Claudio Francavilla, Human Rights Watch’s Senior EU Advocate, emphasised that there are no human rights-related conditions spelled out in the agreement, noting that it proves Europe’s lack of concern for ongoing violations against refugees and migrants, which will likely lead to “more abuses” with the union’s complicity.
“The EU has completely abdicated human rights obligations. The paradigm is to keep migrants out of sight, making sure they don’t come to Europe at any cost,” HRW’s EU advocate told .
The new EU-Tunisia memorandum of understanding, which the European Commission President Ursula von der Leyen praised as “a template” for EU partnerships with other countries in the region, vows one billion euros in direct European aid to help restart Tunisia’s battered economy, and 100 million euros to prevent the departure of migrant boats and fight human traffickers.
The accord also provides for more Tunisians who arrive illegally to be repatriated, and for sub-Saharan African migrants in Tunisia to be sent back to their countries of origin.
Former Tunisian MP Imen Ben Mohamed argued that the support shown by the EU, especially Italy, toward the North African state over the recent period “gives legitimacy” to President Kais Saied's state policies, including the handling of the migration question without care for migrant rights.
“Human rights discourse is a tool the EU uses as and when it’s convenient”, the ex-parliamentarian told TNA, denouncing the bloc’s failure to firmly condemn the deportations of black migrants from Tunisia and border violence.
She observed that all conditionality of economic assistance to Tunisia on democracy and rights, which the EU was always careful to require during the country’s post-2011 democratic transition, is totally “absent” today.
The “model of partnership” with North African countries that Giorgia Meloni boasted about boils down to the EU’s offer of financial assistance to Tunisia for keeping migrants and asylum seekers away from European shores. It is a partnership based on curbing migrants’ arrivals toward Europe, whatever it takes, that does not contemplate respect for human rights.
European leaders seem ready to export this self-interested model to other countries across the Mediterranean, namely Egypt and Morocco. That translates to pushing the EU’s borders further out while pumping cash into third states to outsource Europe’s responsibility to manage migration.
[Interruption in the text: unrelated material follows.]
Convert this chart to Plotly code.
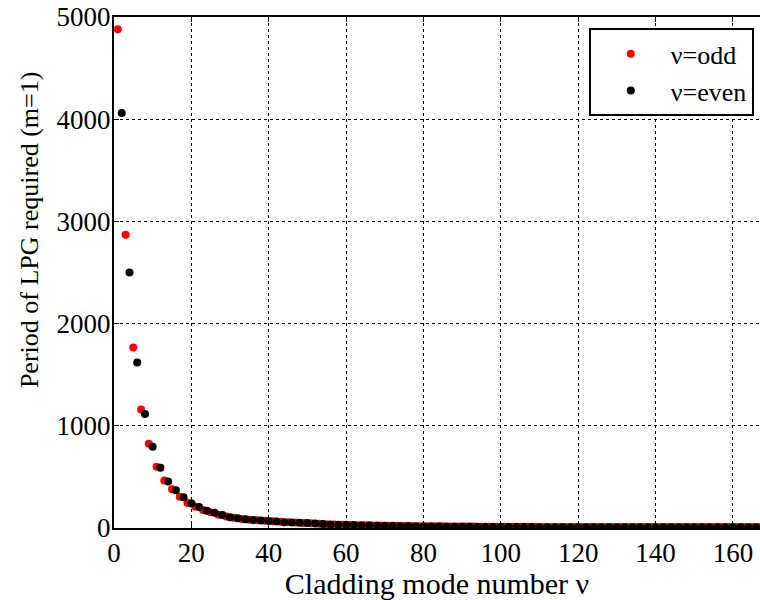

It also means shoring up support for autocratic regimes in those countries, allowing them to stop the flow of migrants however they deem ‘okay’, with grave human rights implications.
That will result in protracting already failed, inhumane migration policies, and show that the EU blatantly accepts repressive practices of third partner countries, making itself once more complicit.
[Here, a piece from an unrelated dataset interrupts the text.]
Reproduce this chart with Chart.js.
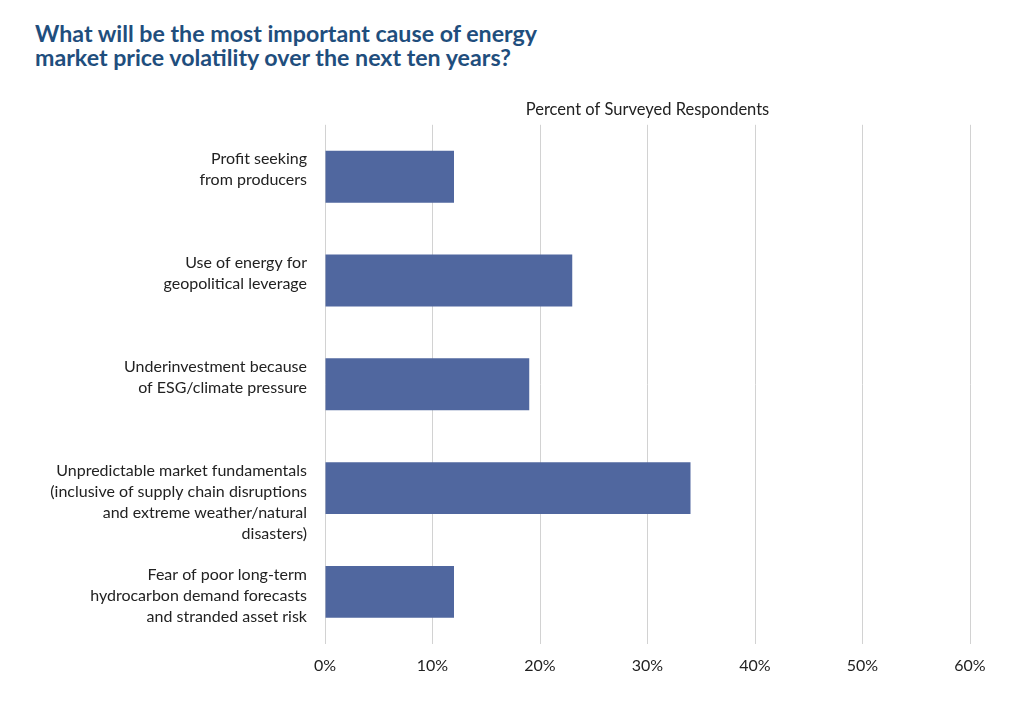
<!DOCTYPE html>
<html>
<head>
<meta charset="utf-8">
<script src="https://cdn.jsdelivr.net/npm/chart.js@4/dist/chart.umd.min.js"></script>
<style>
  html, body { margin: 0; padding: 0; background: #fff; }
  #wrap { position: relative; width: 1024px; height: 715px; }
  #title { position: absolute; left: 35px; top: 21px; margin: 0; font-family: Lato, sans-serif; font-weight: 700; font-size: 23.2px; line-height: 24px; color: #1f4e7d; letter-spacing: 0px; }
  canvas { position: absolute; left: 0; top: 0; }
</style>
</head>
<body>
<div id="wrap">
  <h1 id="title">What will be the most important cause of energy<br>market price volatility over the next ten years?</h1>
  <canvas id="c" width="1024" height="715"></canvas>
</div>
<script>
const categories = [
  ["Profit seeking", "from producers"],
  ["Use of energy for", "geopolitical leverage"],
  ["Underinvestment because", "of ESG/climate pressure"],
  ["Unpredictable market fundamentals", "(inclusive of supply chain disruptions", "and extreme weather/natural", "disasters)"],
  ["Fear of poor long-term", "hydrocarbon demand forecasts", "and stranded asset risk"]
];
const values = [12, 23, 19, 34, 12];
const xTicks = [0, 10, 20, 30, 40, 50, 60];
const axisTitle = "Percent of Surveyed Respondents";

const FONT = "Lato, sans-serif";

const labelPlugin = {
  id: 'topLabels',
  afterDraw(chart) {
    const ctx = chart.ctx;
    const meta = chart.getDatasetMeta(0);
    ctx.save();
    ctx.font = "16px " + FONT;
    ctx.fillStyle = "#222";
    ctx.textAlign = "right";
    ctx.textBaseline = "middle";
    const x = chart.chartArea.left - 18;
    meta.data.forEach((bar, i) => {
      const top = bar.y - bar.height / 2;
      categories[i].forEach((line, j) => {
        ctx.fillText(line, x, top + 8.5 + j * 21);
      });
    });
    ctx.restore();
  }
};

new Chart(document.getElementById('c'), {
  type: 'bar',
  data: {
    labels: categories.map(c => c.join(' ')),
    datasets: [{
      data: values,
      backgroundColor: '#50679f',
      borderWidth: 0,
      categoryPercentage: 1,
      barPercentage: 0.5
    }]
  },
  options: {
    indexAxis: 'y',
    responsive: false,
    animation: false,
    devicePixelRatio: 1,
    layout: { padding: { left: 325, right: 54, top: 100, bottom: 28 } },
    plugins: {
      legend: { display: false },
      tooltip: { enabled: false },
      title: {
        display: true,
        text: axisTitle,
        color: '#222',
        font: { family: FONT, size: 16.5, weight: 'normal' },
        padding: { top: 0, bottom: 5 }
      }
    },
    scales: {
      x: {
        min: 0, max: 60,
        afterBuildTicks: (s) => { s.ticks = xTicks.map(v => ({ value: v })); },
        grid: { color: '#d2d2d2', lineWidth: 1, drawTicks: false },
        border: { display: false },
        ticks: {
          color: '#222',
          font: { family: FONT, size: 16 },
          padding: 12,
          callback: (v) => v + '%'
        }
      },
      y: {
        display: false,
        offset: true,
        grid: { display: false }
      }
    }
  },
  plugins: [labelPlugin]
});
</script>
</body>
</html>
On the same day of the migration summit attended by world leaders, a counter-summit was held by activists and refugees from various African countries in Rome under the slogan 'No agreement on our bodies'.
“We organised our own counter summit which tells the truth and realities that are being omitted and propagandised by greedy and murderous politicians in the pretext of developmental agreements and migration,” Refugees in Libya, which co-organised the initiative.
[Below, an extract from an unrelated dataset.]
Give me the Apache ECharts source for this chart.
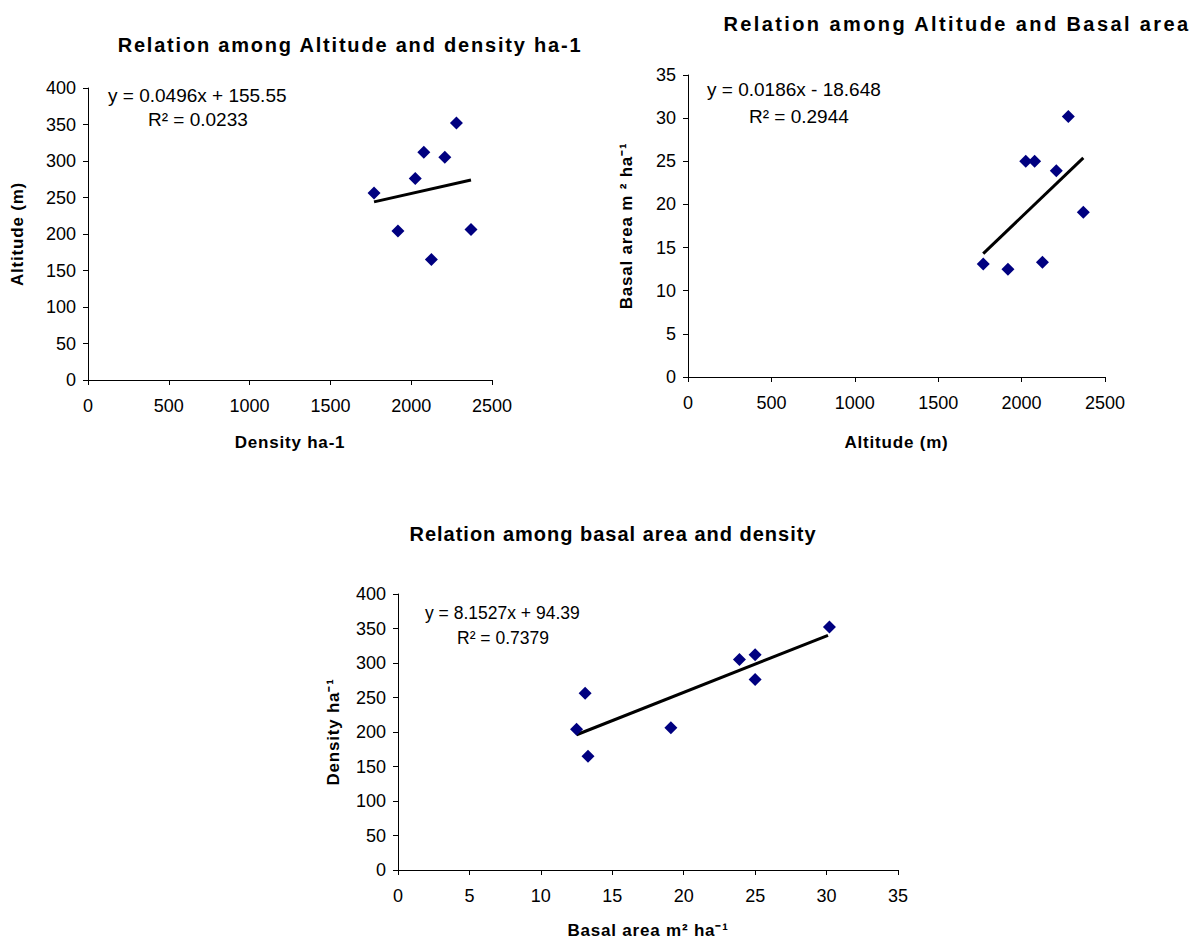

Francavilla remarked that striking similar deals with authoritarian rulers across the MENA region only emboldens them, sending a harmful message. “The EU is fine with these rulers, it doesn’t matter that they destroy the rule of law, repress their people, or carry out crimes against humanity,” he said, “as long as they keep migrants out, they’re ready to pump money”.
The HRW staffer pointed out that the strategy is starkly contrary to what the EU should do: promoting human rights outside its borders through its policies. “There’s a growing influence of the far right in the EU migration agenda, and the union’s leadership is blessing that”, he said, raising concerns about the tacit acceptance of Italy’s migration modus operandi by the mostly silent progressive voices within the EU.
Aiding anti-democratic governments in the enlarged Mediterranean through economic development in the name of the fight against human trafficking appears to be the EU’s course of action to justify new steps in its border externalisation policy.
For the leadership in the bloc, cooperation with partners entails that these countries should act as gatekeepers for migrants to prevent them from reaching Europe at any cost. As such, development aid is being used as a bargaining chip to achieve short-sighted migration control goals.
Italy and the European Commission have stepped up engagement with Tunisia, the main point of departure for thousands of migrants attempting the dangerous Mediterranean crossing, and openly signalled they want the accord to be a new model of cooperation between states.
However, some EU member states like Spain, France, and Germany, which clashed with Italy last year over immigration, did not attend the migration summit, which could weaken Meloni’s new plan agreed in Rome.
For Ben Mohamed, the absence of certain member states may indicate that not all of them endorse the EU’s trend of pursuing anti-migrant policies in partnership with Tunisia and other African nations. It may as well imply, in her view, that some European countries would rather let Italy alone manage the controversial migration file.
Besides that, she warned against the EU’s apparently unconditional support to the Tunisian government. “If Europe continues to back Kais Saied without setting clear conditions for the restoration of democracy, upholding human rights, and the enactment of economic reforms, it means it has failed,” the ex-legislator asserted.
She thinks the “Rome Process” spearheaded by PM Meloni is merely a short-term “electoral strategy” that won’t resolve the migration issue or help Tunisia or other African countries affected by irregular migration from an economic viewpoint.
Leading a far right-wing coalition elected last year, the Italian premier has tried to clamp down on humanitarian ships rescuing migrants in the Mediterranean but has so far failed in her plans to stem migrant disembarkations in Italy. Instead, her government has seen a surge in coastal arrivals, with over 80,000 people coming ashore since January, compared to some 33,000 in the same period in 2022.
Based on UN figures, more than 100,000 migrants arrived by sea in Europe in the first six months of 2023, while over 2,000 died or went missing in the Mediterranean.
Alessandra Bajec is a freelance journalist currently based in Tunis.